Dataset entries
○ ○ ○

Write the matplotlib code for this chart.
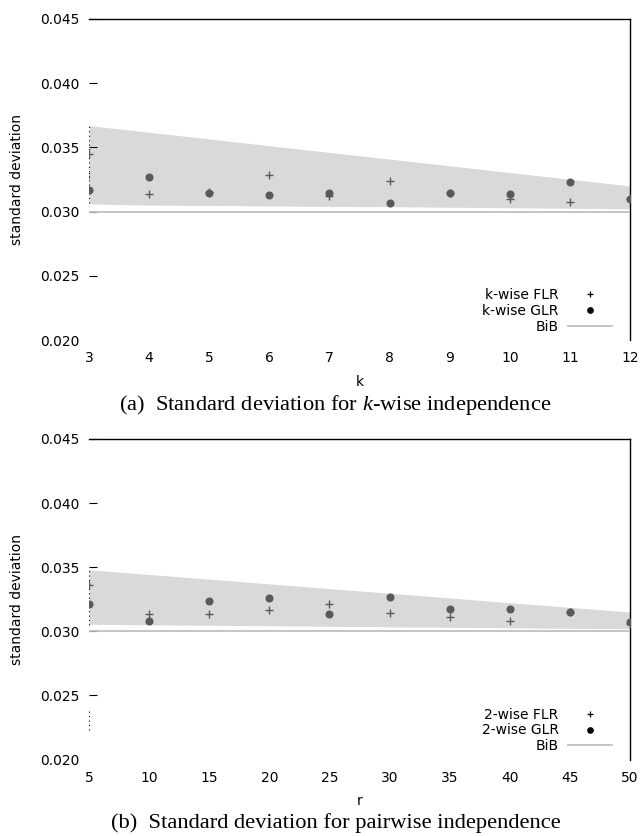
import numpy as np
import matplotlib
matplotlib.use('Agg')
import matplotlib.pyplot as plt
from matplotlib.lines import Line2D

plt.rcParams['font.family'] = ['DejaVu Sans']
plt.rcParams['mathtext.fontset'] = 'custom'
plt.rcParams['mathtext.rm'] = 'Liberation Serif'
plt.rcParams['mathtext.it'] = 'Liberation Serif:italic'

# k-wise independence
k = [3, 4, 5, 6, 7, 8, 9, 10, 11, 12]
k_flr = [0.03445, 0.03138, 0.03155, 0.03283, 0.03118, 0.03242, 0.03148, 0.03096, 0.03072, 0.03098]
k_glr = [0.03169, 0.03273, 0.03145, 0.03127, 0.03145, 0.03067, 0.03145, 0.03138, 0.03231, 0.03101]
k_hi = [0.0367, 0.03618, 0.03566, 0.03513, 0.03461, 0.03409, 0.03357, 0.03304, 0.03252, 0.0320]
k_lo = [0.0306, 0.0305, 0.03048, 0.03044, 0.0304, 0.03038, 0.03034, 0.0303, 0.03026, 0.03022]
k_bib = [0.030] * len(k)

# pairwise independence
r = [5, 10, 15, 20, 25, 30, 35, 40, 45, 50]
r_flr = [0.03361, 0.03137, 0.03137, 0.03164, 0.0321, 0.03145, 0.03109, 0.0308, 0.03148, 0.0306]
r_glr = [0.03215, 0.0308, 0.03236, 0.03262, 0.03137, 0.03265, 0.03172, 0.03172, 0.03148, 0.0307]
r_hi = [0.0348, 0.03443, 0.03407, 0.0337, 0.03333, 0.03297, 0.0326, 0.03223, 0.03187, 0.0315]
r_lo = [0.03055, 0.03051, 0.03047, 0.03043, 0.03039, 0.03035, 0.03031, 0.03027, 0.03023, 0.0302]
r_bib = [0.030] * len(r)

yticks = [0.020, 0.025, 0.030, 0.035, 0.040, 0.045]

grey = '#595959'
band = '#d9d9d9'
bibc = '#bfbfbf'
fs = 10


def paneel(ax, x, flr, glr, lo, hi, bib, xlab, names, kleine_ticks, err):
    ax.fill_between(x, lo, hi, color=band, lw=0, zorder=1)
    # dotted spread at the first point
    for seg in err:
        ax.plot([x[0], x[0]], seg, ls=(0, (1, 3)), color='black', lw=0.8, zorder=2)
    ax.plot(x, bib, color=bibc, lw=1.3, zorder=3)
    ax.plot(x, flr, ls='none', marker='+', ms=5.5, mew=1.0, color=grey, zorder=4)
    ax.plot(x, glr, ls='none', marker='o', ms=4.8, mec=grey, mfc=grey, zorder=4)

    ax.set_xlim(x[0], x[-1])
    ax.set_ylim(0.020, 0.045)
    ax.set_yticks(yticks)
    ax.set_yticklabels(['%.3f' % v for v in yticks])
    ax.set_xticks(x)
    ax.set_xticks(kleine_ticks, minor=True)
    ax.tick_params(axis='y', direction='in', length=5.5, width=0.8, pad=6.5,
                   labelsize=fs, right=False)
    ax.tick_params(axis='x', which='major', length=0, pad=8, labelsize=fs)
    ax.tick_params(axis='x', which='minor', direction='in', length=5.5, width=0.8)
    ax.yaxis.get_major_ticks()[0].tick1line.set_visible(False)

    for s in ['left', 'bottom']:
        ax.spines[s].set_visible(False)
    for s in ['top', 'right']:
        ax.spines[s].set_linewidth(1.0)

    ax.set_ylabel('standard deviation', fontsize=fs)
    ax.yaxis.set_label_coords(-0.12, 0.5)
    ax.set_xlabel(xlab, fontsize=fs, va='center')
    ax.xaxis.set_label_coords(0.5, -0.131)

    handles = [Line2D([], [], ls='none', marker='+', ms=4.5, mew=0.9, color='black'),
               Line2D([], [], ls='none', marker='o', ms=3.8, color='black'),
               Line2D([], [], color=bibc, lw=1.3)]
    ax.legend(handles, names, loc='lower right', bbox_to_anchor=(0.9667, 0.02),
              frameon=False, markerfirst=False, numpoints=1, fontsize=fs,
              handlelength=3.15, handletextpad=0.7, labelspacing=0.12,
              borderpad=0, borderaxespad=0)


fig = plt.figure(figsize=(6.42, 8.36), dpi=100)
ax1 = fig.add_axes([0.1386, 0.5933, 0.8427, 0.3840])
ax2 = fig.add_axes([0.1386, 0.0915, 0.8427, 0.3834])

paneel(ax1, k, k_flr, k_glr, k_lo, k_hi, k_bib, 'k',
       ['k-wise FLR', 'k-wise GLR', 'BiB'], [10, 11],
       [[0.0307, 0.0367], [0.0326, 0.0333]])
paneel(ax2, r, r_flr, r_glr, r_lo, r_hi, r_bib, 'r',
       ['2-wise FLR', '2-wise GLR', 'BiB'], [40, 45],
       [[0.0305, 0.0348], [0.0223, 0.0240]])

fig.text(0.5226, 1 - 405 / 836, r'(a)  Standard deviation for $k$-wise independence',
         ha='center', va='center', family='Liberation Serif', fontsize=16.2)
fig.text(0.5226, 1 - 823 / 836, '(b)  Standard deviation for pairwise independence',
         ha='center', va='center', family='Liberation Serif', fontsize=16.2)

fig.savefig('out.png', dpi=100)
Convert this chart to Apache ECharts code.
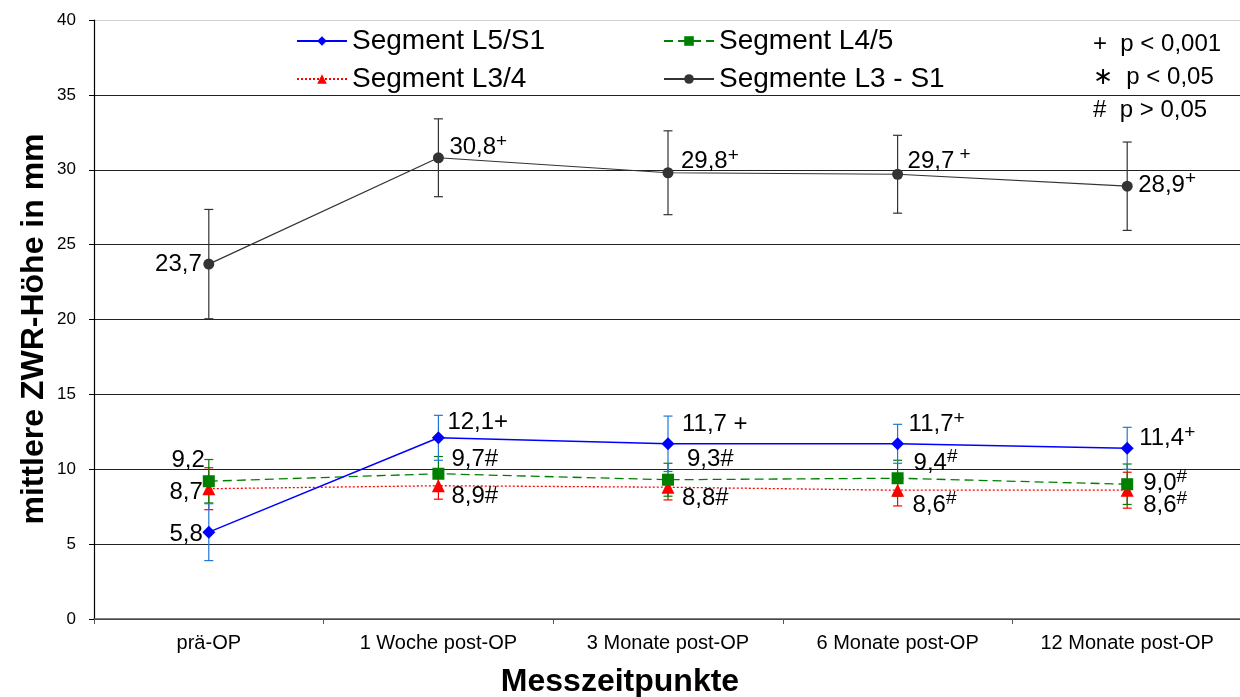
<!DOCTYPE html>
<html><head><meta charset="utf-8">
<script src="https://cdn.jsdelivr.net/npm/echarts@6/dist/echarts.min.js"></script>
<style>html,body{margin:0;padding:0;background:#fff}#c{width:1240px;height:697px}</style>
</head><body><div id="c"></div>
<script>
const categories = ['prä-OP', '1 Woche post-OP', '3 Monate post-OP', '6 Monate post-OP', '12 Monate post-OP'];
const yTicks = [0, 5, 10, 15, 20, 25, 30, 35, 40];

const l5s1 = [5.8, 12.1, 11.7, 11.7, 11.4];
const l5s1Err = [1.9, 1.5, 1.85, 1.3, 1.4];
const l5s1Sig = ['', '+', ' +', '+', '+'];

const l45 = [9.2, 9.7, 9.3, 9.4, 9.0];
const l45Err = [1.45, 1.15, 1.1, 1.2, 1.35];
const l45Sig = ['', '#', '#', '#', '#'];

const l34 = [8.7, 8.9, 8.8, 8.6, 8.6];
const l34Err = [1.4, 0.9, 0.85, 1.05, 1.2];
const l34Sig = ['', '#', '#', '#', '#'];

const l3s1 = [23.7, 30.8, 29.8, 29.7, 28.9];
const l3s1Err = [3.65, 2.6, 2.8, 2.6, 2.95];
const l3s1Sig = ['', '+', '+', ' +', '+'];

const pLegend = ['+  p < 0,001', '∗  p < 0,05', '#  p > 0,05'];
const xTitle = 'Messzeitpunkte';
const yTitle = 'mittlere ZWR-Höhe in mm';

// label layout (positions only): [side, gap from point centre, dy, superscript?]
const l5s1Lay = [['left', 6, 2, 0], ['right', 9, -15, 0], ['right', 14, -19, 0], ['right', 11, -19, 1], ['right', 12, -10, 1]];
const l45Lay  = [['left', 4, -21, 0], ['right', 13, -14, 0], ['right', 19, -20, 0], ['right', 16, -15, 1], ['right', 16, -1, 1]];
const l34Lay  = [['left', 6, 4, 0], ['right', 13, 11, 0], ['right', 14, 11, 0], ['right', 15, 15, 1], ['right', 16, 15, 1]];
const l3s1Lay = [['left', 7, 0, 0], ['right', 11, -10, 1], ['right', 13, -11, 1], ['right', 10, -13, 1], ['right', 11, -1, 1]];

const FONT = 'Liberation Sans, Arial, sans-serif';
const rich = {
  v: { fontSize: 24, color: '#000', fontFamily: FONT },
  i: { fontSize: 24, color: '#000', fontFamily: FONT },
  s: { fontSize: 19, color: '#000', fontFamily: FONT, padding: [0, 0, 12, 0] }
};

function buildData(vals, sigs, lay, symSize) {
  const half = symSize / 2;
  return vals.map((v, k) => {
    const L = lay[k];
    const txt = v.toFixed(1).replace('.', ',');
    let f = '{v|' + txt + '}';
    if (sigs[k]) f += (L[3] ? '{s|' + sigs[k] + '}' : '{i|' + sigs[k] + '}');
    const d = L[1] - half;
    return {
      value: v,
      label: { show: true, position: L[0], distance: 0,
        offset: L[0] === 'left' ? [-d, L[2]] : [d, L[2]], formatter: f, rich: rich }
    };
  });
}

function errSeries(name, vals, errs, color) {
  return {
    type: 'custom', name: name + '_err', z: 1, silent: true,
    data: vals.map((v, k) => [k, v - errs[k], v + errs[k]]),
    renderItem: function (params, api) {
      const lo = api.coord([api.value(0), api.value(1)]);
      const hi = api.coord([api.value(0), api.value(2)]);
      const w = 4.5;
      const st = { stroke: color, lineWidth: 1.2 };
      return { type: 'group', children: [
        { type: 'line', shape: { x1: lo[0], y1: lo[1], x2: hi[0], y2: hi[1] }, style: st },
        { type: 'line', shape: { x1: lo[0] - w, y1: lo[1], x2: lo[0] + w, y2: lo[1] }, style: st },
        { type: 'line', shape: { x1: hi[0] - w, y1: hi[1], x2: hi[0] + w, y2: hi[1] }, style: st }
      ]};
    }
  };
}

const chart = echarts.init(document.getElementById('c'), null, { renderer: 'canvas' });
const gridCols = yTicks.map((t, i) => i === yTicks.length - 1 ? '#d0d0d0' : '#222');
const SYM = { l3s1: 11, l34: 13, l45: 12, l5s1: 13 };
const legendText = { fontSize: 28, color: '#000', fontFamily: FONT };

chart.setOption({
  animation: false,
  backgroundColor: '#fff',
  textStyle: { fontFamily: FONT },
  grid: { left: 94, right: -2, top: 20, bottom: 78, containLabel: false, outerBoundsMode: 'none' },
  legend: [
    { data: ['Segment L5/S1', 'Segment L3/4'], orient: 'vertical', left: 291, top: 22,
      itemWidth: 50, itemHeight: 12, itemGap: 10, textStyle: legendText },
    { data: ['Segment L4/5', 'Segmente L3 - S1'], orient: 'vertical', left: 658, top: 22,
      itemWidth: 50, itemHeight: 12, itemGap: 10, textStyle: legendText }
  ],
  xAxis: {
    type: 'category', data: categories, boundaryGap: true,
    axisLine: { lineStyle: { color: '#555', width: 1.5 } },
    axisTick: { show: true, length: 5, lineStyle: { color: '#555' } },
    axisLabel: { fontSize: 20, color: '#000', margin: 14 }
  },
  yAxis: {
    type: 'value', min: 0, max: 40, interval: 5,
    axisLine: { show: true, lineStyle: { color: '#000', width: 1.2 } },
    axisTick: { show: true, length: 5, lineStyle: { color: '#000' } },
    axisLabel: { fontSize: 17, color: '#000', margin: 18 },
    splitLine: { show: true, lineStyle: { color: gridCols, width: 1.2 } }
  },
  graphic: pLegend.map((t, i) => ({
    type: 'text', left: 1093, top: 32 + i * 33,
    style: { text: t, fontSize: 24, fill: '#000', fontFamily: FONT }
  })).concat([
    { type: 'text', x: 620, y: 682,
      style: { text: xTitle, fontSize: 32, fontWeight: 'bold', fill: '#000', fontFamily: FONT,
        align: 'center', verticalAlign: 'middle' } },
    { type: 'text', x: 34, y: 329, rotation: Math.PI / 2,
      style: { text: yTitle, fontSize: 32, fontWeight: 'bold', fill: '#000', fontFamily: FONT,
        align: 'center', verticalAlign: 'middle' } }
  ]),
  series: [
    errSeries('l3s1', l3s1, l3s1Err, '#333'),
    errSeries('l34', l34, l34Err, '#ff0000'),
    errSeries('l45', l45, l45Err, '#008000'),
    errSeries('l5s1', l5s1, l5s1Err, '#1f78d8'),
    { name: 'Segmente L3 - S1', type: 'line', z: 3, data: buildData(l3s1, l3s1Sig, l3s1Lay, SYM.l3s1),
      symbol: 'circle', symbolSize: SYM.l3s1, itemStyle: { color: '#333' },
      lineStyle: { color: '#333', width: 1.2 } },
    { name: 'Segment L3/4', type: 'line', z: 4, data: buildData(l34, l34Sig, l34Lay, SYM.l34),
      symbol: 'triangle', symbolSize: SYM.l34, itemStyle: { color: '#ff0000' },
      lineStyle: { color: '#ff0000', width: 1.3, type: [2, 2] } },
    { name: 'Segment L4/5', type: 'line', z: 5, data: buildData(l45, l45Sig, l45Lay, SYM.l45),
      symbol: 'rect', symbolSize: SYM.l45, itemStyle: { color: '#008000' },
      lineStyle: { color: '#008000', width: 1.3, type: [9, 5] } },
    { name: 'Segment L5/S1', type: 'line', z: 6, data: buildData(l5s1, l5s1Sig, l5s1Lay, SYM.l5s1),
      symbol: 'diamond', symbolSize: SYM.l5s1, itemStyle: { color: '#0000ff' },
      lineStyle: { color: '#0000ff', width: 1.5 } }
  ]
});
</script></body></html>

○ ○ ○

Word for word, give again the lines from the first entry to the line with "plt.rcParams['mathtext.it'] = 'Liberation", inclusive. Exclude the pictures.

▶ [Result for this exercise]:
Write the matplotlib code for this chart.
import numpy as np
import matplotlib
matplotlib.use('Agg')
import matplotlib.pyplot as plt
from matplotlib.lines import Line2D

plt.rcParams['font.family'] = ['DejaVu Sans']
plt.rcParams['mathtext.fontset'] = 'custom'
plt.rcParams['mathtext.rm'] = 'Liberation Serif'
plt.rcParams['mathtext.it'] = 'Liberation Serif:italic'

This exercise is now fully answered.